Dear @bl1zzardx, thanks for reporting this issue and for the detailed description; and sorry for the delay. I'm able to reproduce these errors on my system (after adjusting the paths in the DaphneDSL script above).

Your DaphneDSL script looks good to me and should work. However, there seems to be a bug unrelated to decision trees and random forests.

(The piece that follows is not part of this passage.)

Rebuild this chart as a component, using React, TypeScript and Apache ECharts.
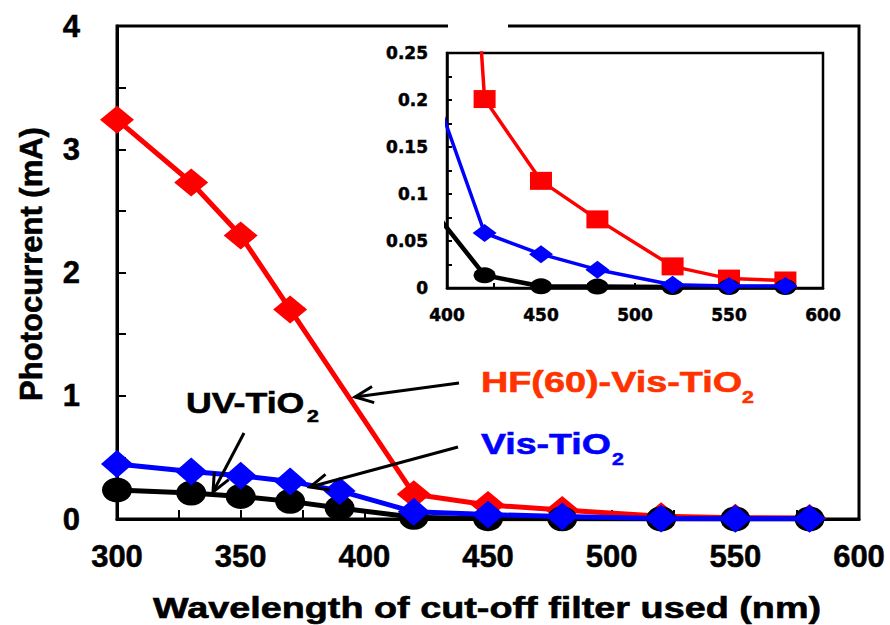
import React, { useEffect, useRef } from "react";
import * as echarts from "echarts";

// Cut-off filter wavelengths (nm) at which the photocurrent was recorded
const wavelengths = [300, 330, 350, 370, 390, 420, 450, 480, 520, 550, 580];
// HF(60)-Vis-TiO2 was not measured with the 390 nm filter
const hfWavelengths = [300, 330, 350, 370, 420, 450, 480, 520, 550, 580];

// Photocurrent (mA)
const hfVisCurrent = [3.24, 2.73, 2.3, 1.7, 0.201, 0.114, 0.073, 0.023, 0.01, 0.008];
const visCurrent = [0.446, 0.386, 0.35, 0.305, 0.228, 0.0585, 0.036, 0.0195, 0.0035, 0.002, 0.002];
const uvCurrent = [0.235, 0.21, 0.183, 0.143, 0.089, 0.0135, 0.0018, 0.0015, 0.001, 0.001, 0.001];

// Axis ticks
const mainXTicks = [300, 350, 400, 450, 500, 550, 600];
const mainYTicks = [0, 1, 2, 3, 4];
const insetXTicks = [400, 450, 500, 550, 600];
const insetYTicks = [0, 0.05, 0.1, 0.15, 0.2, 0.25];

const RED = "#ff0000";
const BLUE = "#0000ff";
const BLACK = "#000000";
const LABEL_RED = "#ff3300";
const FONT = '"Liberation Sans", Arial, Helvetica, sans-serif';

const zip = (xs: number[], ys: number[]) => xs.map((x, i) => [x, ys[i]]);

const range = (ticks: number[]) => ({
  min: ticks[0],
  max: ticks[ticks.length - 1],
  interval: ticks[1] - ticks[0],
});

function axisCommon(ticks: number[], opts: any) {
  return {
    type: "value",
    ...range(ticks),
    splitLine: { show: false },
    axisLine: { show: true, onZero: false, lineStyle: { color: BLACK, width: opts.lineWidth } },
    axisTick: { show: true, inside: true, length: opts.tickLen, lineStyle: { color: BLACK, width: 2 } },
    minorTick: { show: true, splitNumber: 2, length: opts.tickLen, lineStyle: { color: BLACK, width: 2 } },
    axisLabel: {
      color: BLACK,
      fontWeight: "bold",
      fontFamily: opts.fontFamily,
      fontSize: opts.fontSize,
      margin: opts.margin,
      textBorderColor: BLACK,
      textBorderWidth: 0.5,
    },
  };
}

// Open arrow: shaft from (x1, y1) to the tip at (x2, y2)
function arrow(x1: number, y1: number, x2: number, y2: number) {
  const len = 20;
  const ang = (24 * Math.PI) / 180;
  const dx = x1 - x2;
  const dy = y1 - y2;
  const d = Math.hypot(dx, dy);
  const ux = dx / d;
  const uy = dy / d;
  const arm = (s: number) => [
    x2 + len * (ux * Math.cos(s * ang) - uy * Math.sin(s * ang)),
    y2 + len * (ux * Math.sin(s * ang) + uy * Math.cos(s * ang)),
  ];
  const stroke = { stroke: BLACK, lineWidth: 3, fill: null };
  return [
    { type: "line", shape: { x1, y1, x2, y2 }, style: stroke, z: 100 },
    { type: "polyline", shape: { points: [arm(1), [x2, y2], arm(-1)] }, style: stroke, z: 100 },
  ];
}

function label(text: string, x: number, y: number, color: string, size: number, scaleX: number, extra: any = {}) {
  return {
    type: "text",
    x,
    y,
    scaleX,
    z: 100,
    rotation: extra.rotation || 0,
    style: {
      text,
      fill: color,
      stroke: color,
      lineWidth: 0.6,
      fontSize: size,
      fontWeight: "bold",
      fontFamily: FONT,
      align: extra.align || "left",
      verticalAlign: "middle",
    },
  };
}

export default function App() {
  const ref = useRef<HTMLDivElement>(null);

  useEffect(() => {
    if (!ref.current) return;
    const chart = echarts.init(ref.current, null, { renderer: "svg" });

    const mainAxisOpts = { lineWidth: 3, tickLen: 9, fontFamily: FONT, fontSize: 31, margin: 22 };
    const insetAxisOpts = { lineWidth: 2.5, tickLen: 5, fontFamily: '"DejaVu Sans", sans-serif', fontSize: 17, margin: 18 };

    const seriesFor = (axis: number, inset: boolean) => {
      const lw = inset ? 3.5 : 5;
      return [
        {
          name: "HF(60)-Vis-TiO2",
          type: "line",
          xAxisIndex: axis,
          yAxisIndex: axis,
          data: zip(hfWavelengths, hfVisCurrent),
          symbol: inset ? "rect" : "diamond",
          symbolSize: inset ? [22, 18] : [34, 28],
          itemStyle: { color: RED },
          lineStyle: { color: RED, width: lw },
          clip: true,
          z: 2,
        },
        {
          name: "UV-TiO2",
          type: "line",
          xAxisIndex: axis,
          yAxisIndex: axis,
          data: zip(wavelengths, uvCurrent),
          symbol: "circle",
          symbolSize: inset ? [22, 16] : [30, 25],
          itemStyle: { color: BLACK },
          lineStyle: { color: BLACK, width: inset ? 4.5 : 5 },
          clip: true,
          z: 3,
        },
        {
          name: "Vis-TiO2",
          type: "line",
          xAxisIndex: axis,
          yAxisIndex: axis,
          data: zip(wavelengths, visCurrent),
          symbol: "diamond",
          symbolSize: inset ? [24, 18] : [32, 28],
          itemStyle: { color: BLUE },
          lineStyle: { color: BLUE, width: lw },
          clip: true,
          z: 4,
        },
      ];
    };

    chart.setOption({
      animation: false,
      backgroundColor: "#ffffff",
      grid: [
        { left: 117, top: 26, width: 742, height: 493, show: true, borderColor: BLACK, borderWidth: 3, backgroundColor: "transparent" },
        { left: 447, top: 53, width: 376, height: 235, show: true, borderColor: BLACK, borderWidth: 2.5, backgroundColor: "#ffffff", z: 5 },
      ],
      xAxis: [
        { gridIndex: 0, ...axisCommon(mainXTicks, mainAxisOpts) },
        { gridIndex: 1, z: 6, ...axisCommon(insetXTicks, insetAxisOpts) },
      ],
      yAxis: [
        { gridIndex: 0, ...axisCommon(mainYTicks, { ...mainAxisOpts, margin: 37 }) },
        { gridIndex: 1, z: 6, ...axisCommon(insetYTicks, { ...insetAxisOpts, margin: 19 }) },
      ],
      series: [
        ...seriesFor(0, false),
        ...seriesFor(1, true).map((s) => ({ ...s, z: s.z + 10 })),
      ],
      graphic: [
        // break in the frame's top edge above the inset
        { type: "rect", shape: { x: 448, y: 22, width: 60, height: 8 }, style: { fill: "#ffffff" }, z: 50 },
        // axis titles
        label("Photocurrent (mA)", 31, 264, BLACK, 31, 1, { rotation: Math.PI / 2, align: "center" }),
        label("Wavelength of cut-off filter used (nm)", 487, 607, BLACK, 30, 1.26, { align: "center" }),
        // series annotations
        label("UV-TiO", 186, 403, BLACK, 30, 1.19),
        label("2", 307, 416, BLACK, 17, 1.25),
        label("HF(60)-Vis-TiO", 481, 381, LABEL_RED, 30, 1.26),
        label("2", 742, 397, LABEL_RED, 17, 1.25),
        label("Vis-TiO", 481, 443.5, BLUE, 30, 1.25),
        label("2", 612, 459, BLUE, 17, 1.25),
        ...arrow(244, 433, 213, 492),
        ...arrow(459, 383, 355, 397),
        ...arrow(458, 447, 310, 487),
      ],
    });

    return () => chart.dispose();
  }, []);

  return (
    <div
      ref={ref}
      style={{ position: "absolute", left: 0, top: 0, width: 890, height: 625, background: "#fff" }}
    />
  );
}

As a quick fix, please don't use your function read_csv, but inline it manually by replacing the lines

x_valid = read_csv("/mnt/daphne_work/ifat_semiconductors/data/x_valid.csv");
y_valid = read_csv("/mnt/daphne_work/ifat_semiconductors/data/y_valid.csv");

by

x_valid = readMatrix("/mnt/daphne_work/ifat_semiconductors/data/x_valid.csv")[1:, 1:];
y_valid = readMatrix("/mnt/daphne_work/ifat_semiconductors/data/y_valid.csv")[1:, 1:];

which is essentially what read_csv does (apart from the print, but that does not cause the problem, as far as I can tell).

With this change, the script runs smoothly for dt = 1, 2, 3 on my system and reports an accuracy of approximately 97% in all three cases.


For some background: After a quick investigation, it looks to me like there is a bug related to shape inference and the specialization of user-defined functions. The problem can be triggered with much simpler scripts, as I found out now. I will create a separate issue for it and we will fix this bug.

bl1zzardx commented 7 months ago

hi, that solved the problem, thank you!